§ Work to be completed: Of the lines in these entries, how many contain the string "with"? Give the number and nothing else.

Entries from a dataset
______
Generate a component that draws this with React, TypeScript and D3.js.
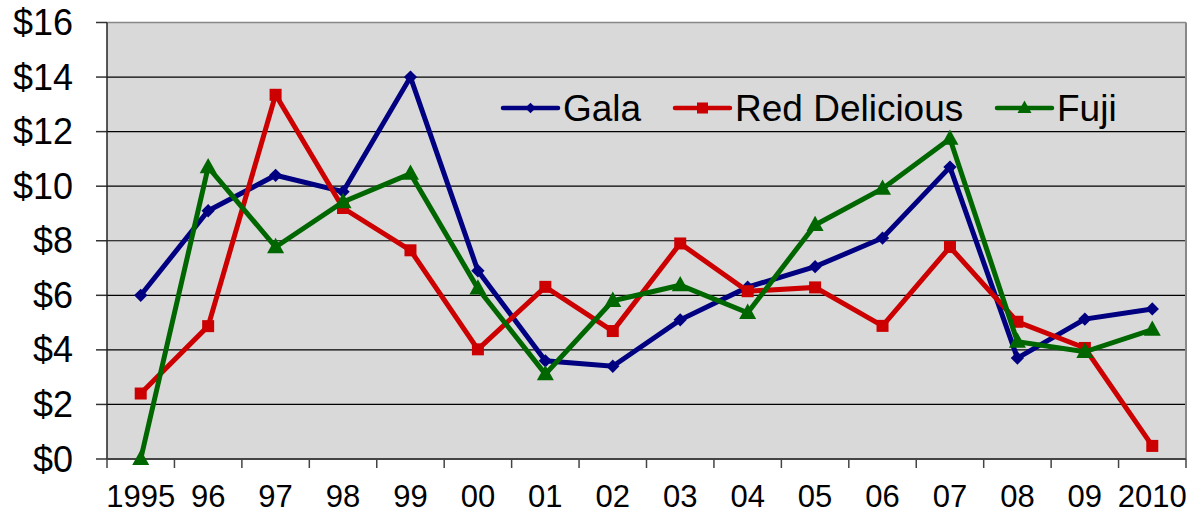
import React from "react";
import * as d3 from "d3";

const categories = ["1995", "96", "97", "98", "99", "00", "01", "02", "03", "04", "05", "06", "07", "08", "09", "2010"];
const gala = [6.0, 9.1, 10.4, 9.8, 14.0, 6.9, 3.6, 3.4, 5.1, 6.3, 7.05, 8.1, 10.7, 3.7, 5.13, 5.5];
const redDelicious = [2.4, 4.87, 13.35, 9.2, 7.65, 4.02, 6.31, 4.69, 7.9, 6.15, 6.29, 4.88, 7.77, 5.03, 4.07, 0.48];
const fuji = [0, 10.7, 7.77, 9.42, 10.46, 6.25, 3.11, 5.8, 6.37, 5.36, 8.58, 9.91, 11.74, 4.3, 3.93, 4.74];
const yTicks = [0, 2, 4, 6, 8, 10, 12, 14, 16];

const W = 1191, H = 513;
const L = 107, R = 1186, T = 22.5, B = 459;

type Series = { name: string; values: number[]; color: string; marker: "diamond" | "square" | "triangle" };
const series: Series[] = [
  { name: "Gala", values: gala, color: "#000080", marker: "diamond" },
  { name: "Red Delicious", values: redDelicious, color: "#CC0000", marker: "square" },
  { name: "Fuji", values: fuji, color: "#006600", marker: "triangle" },
];
const legendX = [503, 675, 997];

function Marker({ type, x, y, color, s }: { type: string; x: number; y: number; color: string; s: number }) {
  if (type === "diamond") {
    const sym = d3.symbol(d3.symbolDiamond2, s * s * 0.5)();
    return <path d={sym || ""} transform={`translate(${x},${y})`} fill={color} />;
  }
  if (type === "square") {
    return <rect x={x - s / 2} y={y - s / 2} width={s} height={s} fill={color} />;
  }
  const h = s * 0.9;
  return <path d={`M${x},${y - h * 0.6}L${x + s / 2},${y + h * 0.4}L${x - s / 2},${y + h * 0.4}Z`} fill={color} />;
}

export default function App() {
  const x = d3.scaleBand<string>().domain(categories).range([L, R]).padding(0);
  const y = d3.scaleLinear().domain([0, 16]).range([B, T]);
  const cx = (c: string) => (x(c) as number) + x.bandwidth() / 2;
  const line = d3.line<number>().x((_, i) => cx(categories[i])).y((v) => y(v));
  const bounds = categories.map((c) => x(c) as number).concat([R]);
  const font = "'Liberation Sans', Arial, sans-serif";

  return (
    <svg width={W} height={H} style={{ position: "absolute", left: 0, top: 0 }} fontFamily={font}>
      <rect x={0} y={0} width={W} height={H} fill="#fff" />
      <rect x={L} y={T} width={R - L} height={B - T} fill="#D9D9D9" />
      {yTicks.map((t) => (
        <g key={t}>
          {t > 0 && t < 16 && <line x1={L} x2={R} y1={y(t)} y2={y(t)} stroke="#000" strokeWidth={1.2} />}
          <line x1={96} x2={L} y1={y(t)} y2={y(t)} stroke="#333" strokeWidth={1.5} />
          <text x={73} y={y(t) + 12.5} textAnchor="end" fontSize={36} fill="#000">{`$${t}`}</text>
        </g>
      ))}
      <line x1={L} x2={R} y1={T} y2={T} stroke="#888" strokeWidth={1.5} />
      <line x1={R} x2={R} y1={T} y2={B} stroke="#888" strokeWidth={2} />
      <line x1={L} x2={L} y1={T} y2={B} stroke="#222" strokeWidth={1.5} />
      <line x1={L} x2={R} y1={B} y2={B} stroke="#444" strokeWidth={2} />
      {bounds.map((b, i) => (
        <line key={i} x1={b} x2={b} y1={B} y2={468} stroke="#444" strokeWidth={1.5} />
      ))}
      {categories.map((c) => (
        <text key={c} x={cx(c)} y={507} textAnchor="middle" fontSize={31} fill="#000">{c}</text>
      ))}
      {series.map((s) => (
        <g key={s.name}>
          <path d={line(s.values) || ""} fill="none" stroke={s.color} strokeWidth={5} strokeLinejoin="miter" />
          {s.values.map((v, i) => (
            <Marker key={i} type={s.marker} x={cx(categories[i])} y={y(v)} color={s.color}
              s={s.marker === "diamond" ? 15 : s.marker === "square" ? 12 : 17} />
          ))}
        </g>
      ))}
      {series.map((s, i) => (
        <g key={"lg" + s.name}>
          <line x1={legendX[i]} x2={legendX[i] + 55} y1={108} y2={108} stroke={s.color} strokeWidth={4.5} strokeLinecap="round" />
          <Marker type={s.marker} x={legendX[i] + 27.5} y={108} color={s.color}
            s={s.marker === "diamond" ? 12 : s.marker === "square" ? 11 : 14} />
          <text x={legendX[i] + 60} y={121} fontSize={37} fill="#000">{s.name}</text>
        </g>
      ))}
    </svg>
  );
}
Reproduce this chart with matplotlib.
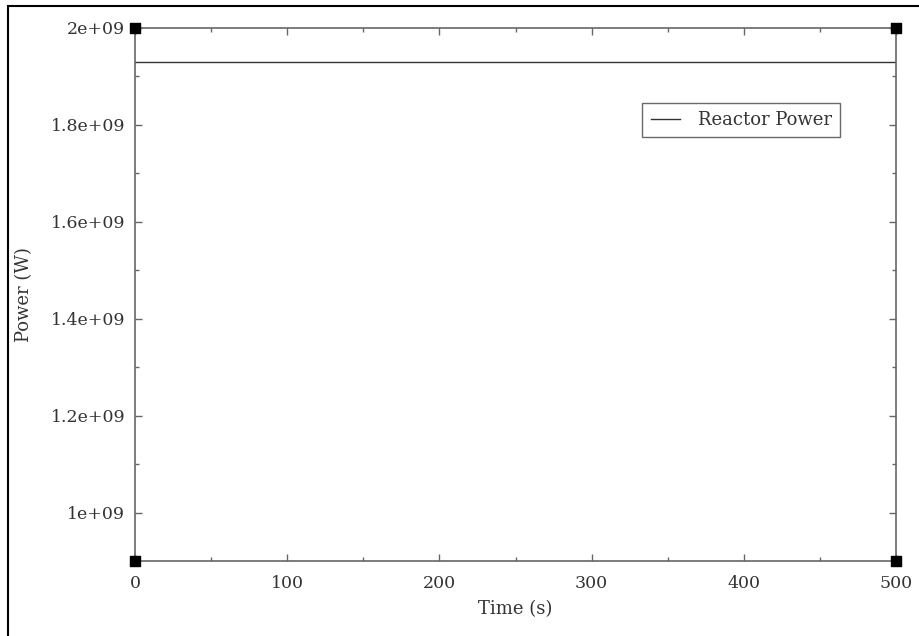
import numpy as np
import matplotlib
matplotlib.use('Agg')
import matplotlib.pyplot as plt
from matplotlib.ticker import MultipleLocator, FuncFormatter
from matplotlib.patches import Rectangle

# reactor power trace (constant over the run)
time_s = [0, 500]
power_w = [1.93e9, 1.93e9]
x_limits = (0, 500)
y_limits = (0.9e9, 2.0e9)

plt.rcParams['font.family'] = ['DejaVu Serif']
txt = '#333333'
spine = '#666666'

fig = plt.figure(figsize=(9.19, 6.36), dpi=100)
ax = fig.add_axes([135/919, 1 - 561/636, (896 - 135)/919, (561 - 28)/636])

ax.plot(time_s, power_w, color='#333333', lw=1.0, label='Reactor Power')
ax.set_xlim(*x_limits)
ax.set_ylim(*y_limits)

ax.xaxis.set_major_locator(MultipleLocator(100))
ax.xaxis.set_minor_locator(MultipleLocator(50))
ax.yaxis.set_major_locator(MultipleLocator(0.2e9))
ax.yaxis.set_minor_locator(MultipleLocator(0.1e9))
ax.yaxis.set_major_formatter(FuncFormatter(lambda v, p: '%g' % v))

ax.tick_params(which='both', direction='in', top=True, right=True,
               color=spine, labelcolor=txt, labelsize=12.5, width=1)
ax.tick_params(which='major', length=5, pad=7)
ax.tick_params(axis='x', which='major', pad=10)
ax.tick_params(which='minor', length=3)
for s in ax.spines.values():
    s.set_color(spine)
    s.set_linewidth(1.2)

# black squares on the plot corners
cx = [x_limits[0], x_limits[1], x_limits[0], x_limits[1]]
cy = [y_limits[0], y_limits[0], y_limits[1], y_limits[1]]
ax.scatter(cx, cy, marker='s', s=55, color='black', clip_on=False, zorder=5)

ax.set_xlabel('Time (s)', color=txt, fontsize=13)
ax.set_ylabel('Power (W)', color=txt, fontsize=13)
ax.xaxis.set_label_coords(0.5, -0.073)
ax.yaxis.set_label_coords(-0.134, 0.5)

leg = ax.legend(loc='upper right', bbox_to_anchor=(0.926, 0.859), fontsize=13,
                frameon=True, fancybox=False, handlelength=1.6,
                borderpad=0.45, handletextpad=1.0, borderaxespad=0,
                labelcolor=txt)
leg.get_frame().set_edgecolor('#444444')
leg.get_frame().set_linewidth(1.0)

# outer frame, left and top edges visible
fig.patches.append(Rectangle((8/919, -0.1), 1.2, 1.1 - 6/636, transform=fig.transFigure,
                             fill=False, edgecolor='black', lw=1.5))

fig.savefig('out.png', dpi=100)
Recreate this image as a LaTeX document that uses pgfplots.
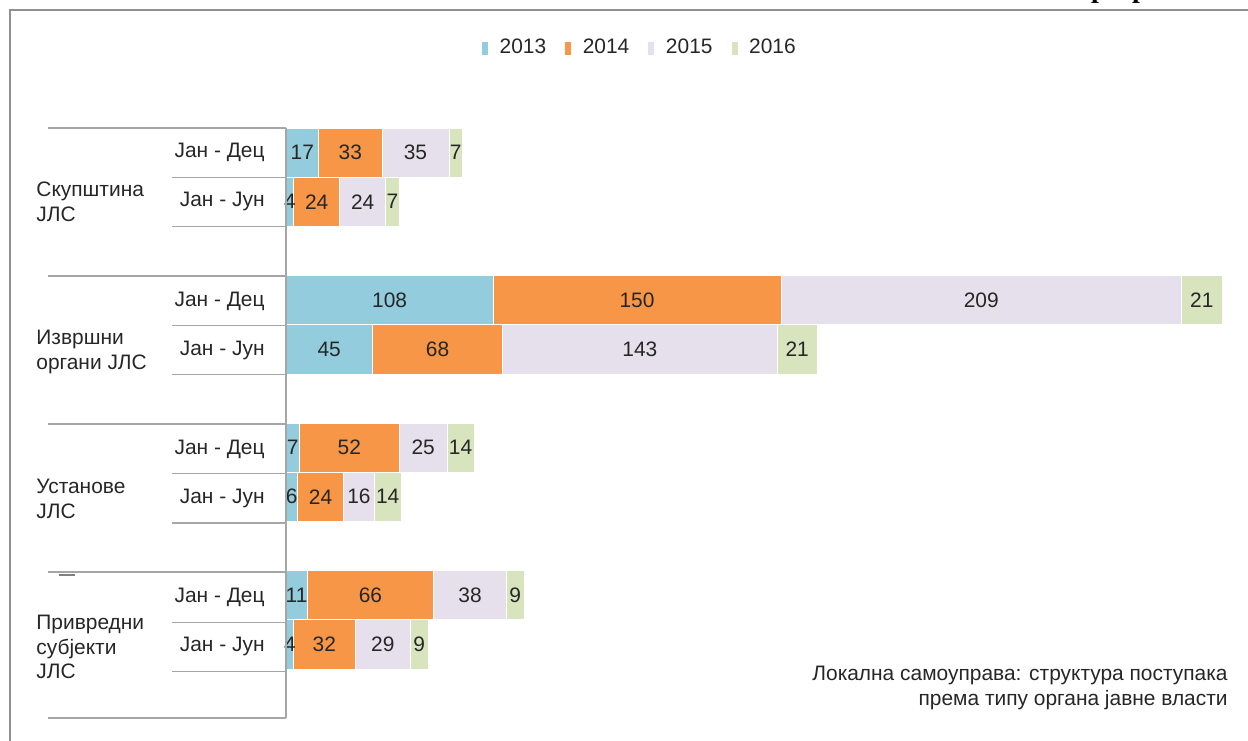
\documentclass[border=0pt]{standalone}
\usepackage{pgfplots}
\pgfplotsset{compat=1.18}
\usepackage{fontspec}
\setmainfont{Liberation Sans}
\newfontfamily\serifb{Liberation Serif}
\definecolor{c13}{HTML}{93CDDD}
\definecolor{c14}{HTML}{F79646}
\definecolor{c15}{HTML}{E6E0EC}
\definecolor{c16}{HTML}{D7E4BD}
\definecolor{framec}{HTML}{909090}
\definecolor{gridc}{HTML}{A6A6A6}
\definecolor{txt}{HTML}{262626}
\begin{document}
\begin{tikzpicture}
\useasboundingbox (0,0) rectangle (624bp,-370.5bp);
\begin{axis}[
  at={(143bp,-64bp)}, anchor=north west,
  scale only axis, width=479.5bp, height=295bp,
  xmin=0, xmax=500, ymin=0, ymax=12, y dir=reverse,
  axis line style={draw=none}, ticks=none,
  xbar stacked, bar width=1, bar shift=0,
  clip=false,
  /pgf/number format/assume math mode=true,
  nodes near coords, point meta=rawx,
  every node near coord/.append style={font=\fontsize{10.5}{12}\selectfont, text=txt, anchor=center},
  legend style={at={(0.3685,1)}, anchor=center, yshift=40bp, draw=none, fill=none,
    legend columns=4, font=\fontsize{10.5}{12}\selectfont, text=txt,
    nodes={inner sep=1bp},
    /tikz/every even column/.append style={column sep=8bp}},
  legend image code/.code={\fill[#1] (0bp,-3.5bp) rectangle (3.5bp,3.5bp); \path (8bp,0bp);},
]
\addplot[fill=c13, draw=white, line width=0.3pt] coordinates {(17,0.5) (4,1.5) (108,3.5) (45,4.5) (7,6.5) (6,7.5) (11,9.5) (4,10.5)};
\addplot[fill=c14, draw=white, line width=0.3pt] coordinates {(33,0.5) (24,1.5) (150,3.5) (68,4.5) (52,6.5) (24,7.5) (66,9.5) (32,10.5)};
\addplot[fill=c15, draw=white, line width=0.3pt] coordinates {(35,0.5) (24,1.5) (209,3.5) (143,4.5) (25,6.5) (16,7.5) (38,9.5) (29,10.5)};
\addplot[fill=c16, draw=white, line width=0.3pt] coordinates {(7,0.5) (7,1.5) (21,3.5) (21,4.5) (14,6.5) (14,7.5) (9,9.5) (9,10.5)};
\legend{2013,2014,2015,2016}
\end{axis}
\begin{scope}[x=0.5bp,y=-0.5bp]
\draw[framec, line width=1.4bp] (10,760) -- (10,10) -- (1260,10);
\draw[gridc, line width=0.6bp] (286,128) -- (286,718);
\foreach \y in {128,276,424,572,718} \draw[gridc, line width=0.6bp] (48,\y) -- (286,\y);
\foreach \y in {177.2,226.3,325.5,374.7,473.8,523.0,622.2,671.3} \draw[gridc, line width=0.6bp] (172,\y) -- (286,\y);
\foreach \y/\t in {152.6/Јан - Дец,201.8/Јан - Јун,300.9/Јан - Дец,350.1/Јан - Јун,449.3/Јан - Дец,498.4/Јан - Јун,597.6/Јан - Дец,646.8/Јан - Јун}
  \node[anchor=east, inner sep=0pt, text=txt, font=\fontsize{10.5}{12.5}\selectfont] at (265,\y) {\t};
\begin{scope}[every node/.style={anchor=west, inner sep=0pt, align=left, text=txt, font=\fontsize{10.5}{12.5}\selectfont}]
\node at (36,202) {Скупштина\\ЈЛС};
\node at (36,352) {Извршни\\органи ЈЛС};
\node at (36,499) {Установе\\ЈЛС};
\node at (36,647) {Привредни\\субјекти\\ЈЛС};
\end{scope}
\node[anchor=east, inner sep=0pt, align=right, text=txt, font=\fontsize{10.5}{12.5}\selectfont] at (1228,688) {Локална самоуправа: структура поступака\\према типу органа јавне власти};
\draw[gray, line width=1bp] (59,575) -- (75,575);
\node[anchor=base, inner sep=0pt, font=\serifb\bfseries\fontsize{14}{14}\selectfont] at (1099,-3) {p};
\node[anchor=base, inner sep=0pt, font=\serifb\bfseries\fontsize{14}{14}\selectfont] at (1140,-3) {p};
\end{scope}
\end{tikzpicture}
\end{document}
______
§ Correct output: 2